Sandoval adviser: Court ruling blows hole in budget 10 times larger than expected


Justin M. Bowen

Gov. Brian Sandoval addresses the Las Vegas Chamber of Commerce Wednesday, January 26, 2011 at a luncheon held at the Four Seasons Hotel in Las Vegas.

Fri, May 27, 2011 (12:36 a.m.)

Sun Coverage

A ruling Thursday by the Nevada Supreme Court opened a $656 million hole in Gov. Brian Sandoval’s proposed budget, a problem roughly 10 times what had been originally anticipated, according to new figures from his administration.

In a late-night press conference, Sandoval’s senior adviser, Dale Erquiaga, announced the new figures after the governor’s legal counsel advised interpreting the ruling broadly.

“The magnitude of the problem is much larger than anticipated,” Erquiaga said. “It’s roughly 10 times worse than some people originally thought.”
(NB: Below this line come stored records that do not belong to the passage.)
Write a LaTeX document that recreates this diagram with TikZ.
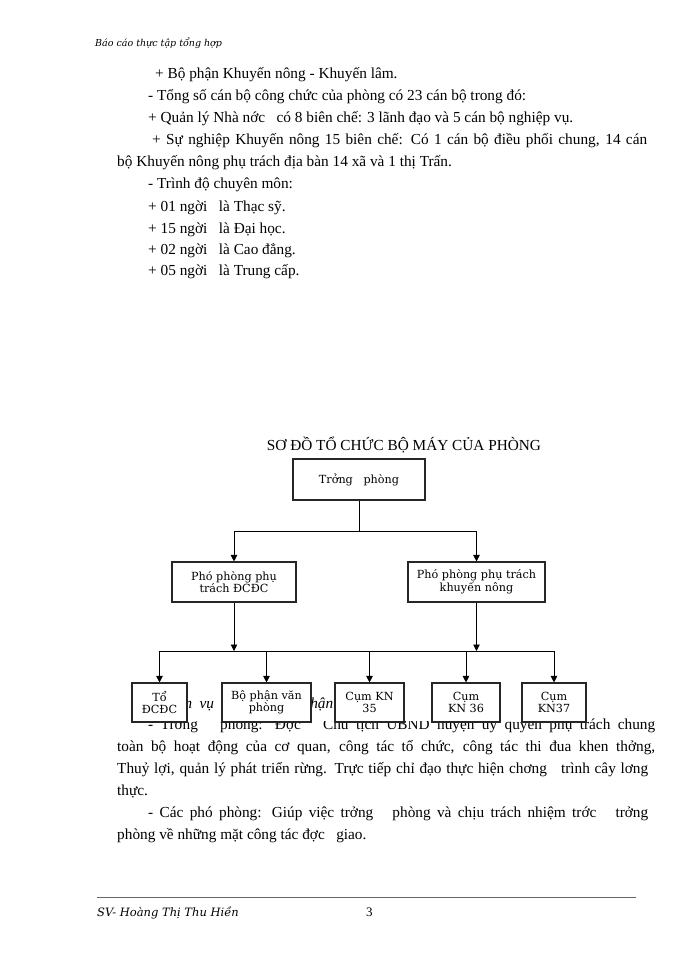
\documentclass[tikz,border=0pt]{standalone}
\usepackage{fontspec}
\setmainfont{Liberation Serif}
\newfontfamily\boxfont{DejaVu Serif}
\newfontfamily\handfont{DejaVu Serif}[ItalicFont={DejaVu Serif Italic}]
\usetikzlibrary{arrows.meta,positioning}

\newcommand\spreadline[2]{\makebox[#1][s]{#2}}

\tikzset{
  txt/.style={anchor=base west, inner sep=0pt, font=\fontsize{15.3}{18}\selectfont},
  hand/.style={anchor=base west, inner sep=0pt},
  orgbox/.style={draw=black!85, line width=1.1pt, fill=white, align=center, inner sep=1pt,
    font=\boxfont\fontsize{11.2}{12.5}\selectfont},
  link/.style={line width=0.9pt},
  arr/.style={link, -{Triangle[length=6.5pt,width=6.5pt]}}
}

\begin{document}
\begin{tikzpicture}[x=1pt,y=-1pt]
  \useasboundingbox (0,0) rectangle (700,960);
  \fill[white] (0,0) rectangle (700,960);

  % header
  \node[hand, font=\handfont\itshape\fontsize{9.5}{11}\selectfont] (hdr) at (95,47) {Báo cáo thực tập tổng hợp};

  % text above the chart
  \node[txt] (t1) at (155,79) {+ Bộ phận Khuyến nông - Khuyến lâm.};
  \node[txt] (t2) at (148,101) {- Tổng số cán bộ công chức của phòng có 23 cán bộ trong đó:};
  \node[txt] (t3) at (148,123) {+ Quản lý Nhà nớc~~ có 8 biên chế: 3 lãnh đạo và 5 cán bộ nghiệp vụ.};
  \node[txt] (t4) at (152,145) {\spreadline{495pt}{+ Sự nghiệp Khuyến nông 15 biên chế: Có 1 cán bộ điều phối chung, 14 cán}};
  \node[txt] (t5) at (117,167) {bộ Khuyến nông phụ trách địa bàn 14 xã và 1 thị Trấn.};
  \node[txt] (t6) at (148,189) {- Trình độ chuyên môn:};
  \node[txt] (t7) at (148,211) {+ 01 ngời~~ là Thạc sỹ.};
  \node[txt] (t8) at (148,233) {+ 15 ngời~~ là Đại học.};
  \node[txt] (t9) at (148,254) {+ 02 ngời~~ là Cao đẳng.};
  \node[txt] (t10) at (148,275) {+ 05 ngời~~ là Trung cấp.};

  % title
  \node[font=\fontsize{15.3}{18}\selectfont] (title) at (404,445) {SƠ ĐỒ TỔ CHỨC BỘ MÁY CỦA PHÒNG};

  % text under the chart
  \node[txt, font=\itshape\fontsize{15.3}{18}\selectfont] (h1) at (137,708) {\spreadline{196pt}{* Nhiệm vụ của các bộ phận}};
  \node[txt] (b1) at (148,729) {\spreadline{507pt}{- Trởng~~ phòng: Đợc~~ Chủ tịch UBND huyện uỷ quyền phụ trách chung}};
  \node[txt] (b2) at (117,751) {\spreadline{538pt}{toàn bộ hoạt động của cơ quan, công tác tổ chức, công tác thi đua khen thởng,}};
  \node[txt] (b3) at (117,773) {\spreadline{531pt}{Thuỷ lợi, quản lý phát triển rừng. Trực tiếp chỉ đạo thực hiện chơng~~ trình cây lơng}};
  \node[txt] (b4) at (117,795) {thực.};
  \node[txt] (b5) at (148,817) {\spreadline{500pt}{- Các phó phòng: Giúp việc trởng~~ phòng và chịu trách nhiệm trớc~~ trởng}};
  \node[txt] (b6) at (117,839) {phòng về những mặt công tác đợc~~ giao.};

  % the chart hides part of the lines below it
  \fill[white] (132,713) rectangle (587,721);

  % chart boxes
  \node[orgbox, minimum width=132pt, minimum height=41pt] (truong) at (359,479.5) {Trởng~~ phòng};
  \node[orgbox, minimum width=124pt, minimum height=40pt] (phoA) at (234,582) {Phó phòng phụ\\trách ĐCĐC};
  \node[orgbox, minimum width=137pt, minimum height=40pt] (phoB) at (476.5,582) {Phó phòng phụ trách\\khuyến nông};
  \node[orgbox, minimum width=55pt, minimum height=39pt] (to) at (159.5,702.5) {Tổ\\ĐCĐC};
  \node[orgbox, minimum width=89pt, minimum height=39pt] (vanphong) at (266.5,702.5) {Bộ phận văn\\phòng};
  \node[orgbox, minimum width=69pt, minimum height=39pt] (cum35) at (369.5,702.5) {Cụm KN\\35};
  \node[orgbox, minimum width=68pt, minimum height=39pt] (cum36) at (466,702.5) {Cụm\\KN 36};
  \node[orgbox, minimum width=64pt, minimum height=39pt] (cum37) at (554,702.5) {Cụm\\KN37};

  % connectors
  \coordinate (top) at (359,531);
  \coordinate (low) at (359,651);
  \draw[link] (truong.south) -- (top);
  \draw[link] (phoA.north |- top) -- (phoB.north |- top);
  \draw[arr] (phoA.north |- top) -- (phoA.north);
  \draw[arr] (phoB.north |- top) -- (phoB.north);
  \draw[arr] (phoA.south) -- (phoA.south |- low);
  \draw[arr] (phoB.south) -- (phoB.south |- low);
  \draw[link] (to.north |- low) -- (cum37.north |- low);
  \foreach \b in {to,vanphong,cum35,cum36,cum37}
    \draw[arr] (\b.north |- low) -- (\b.north);

  % footer
  \draw[black!60, line width=0.8pt] (97,897) -- (636,897);
  \node[hand, font=\handfont\itshape\fontsize{11.5}{13}\selectfont] (ftr) at (97,916) {SV- Hoàng Thị Thu Hiền};
  \node[txt, font=\fontsize{13}{15}\selectfont] (pg) at (366,916) {3};
\end{tikzpicture}
\end{document}
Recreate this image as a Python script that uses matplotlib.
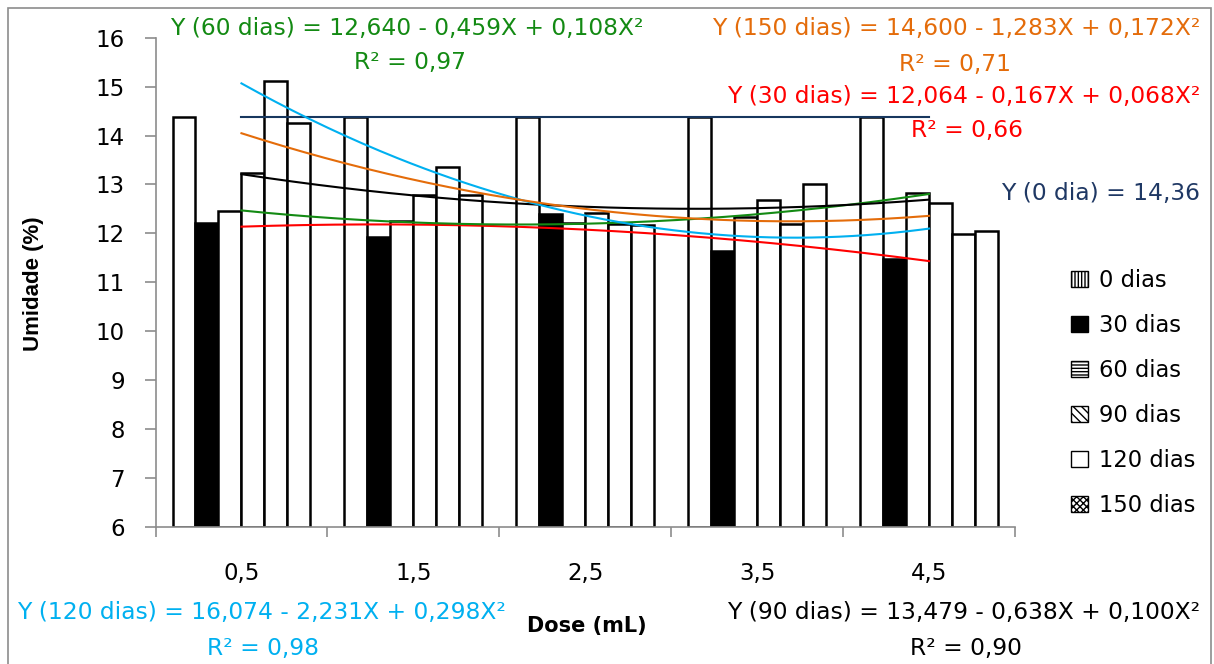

The court’s decision centered on a dispute over whether the state could take $62 million in user fees from the Clark County Clean Water Coalition for a scuttled water project.

The precedent-setting decision, however, applies to many of the local money grabs Sandoval had relied on to help him avoid raising taxes.

In addition to the $62 million from the Clean Water Coaltion, Sandoval now must find a way to replace the following revenue sources:

• $38 million from counties’ indigent accident and medical assistance funds.

• $247 million from the school districts’ debt reserve funds.

• $83.4 million in property tax diversions from Clark and Washoe counties.

• $225 million from a room tax increase earmarked for education funding.

Democrats had already rejected several of Sandoval’s funding mechanisms, finding ways to avoid the debt reserve, property tax and room tax grabs. That alternative relies on extending 2009 tax increases set to expire.

Removing the sunset on those taxes would net the state $712 million.

“We won’t speculate tonight what the solutions are,” Erquiaga said. “The problem is much worse than we thought. We’ll begin working on solution.”

Sources close to the governor said he does not have the appetite to cut $656 million from the already beleaguered state budget and he’ll likely support extending the 2009 tax increase.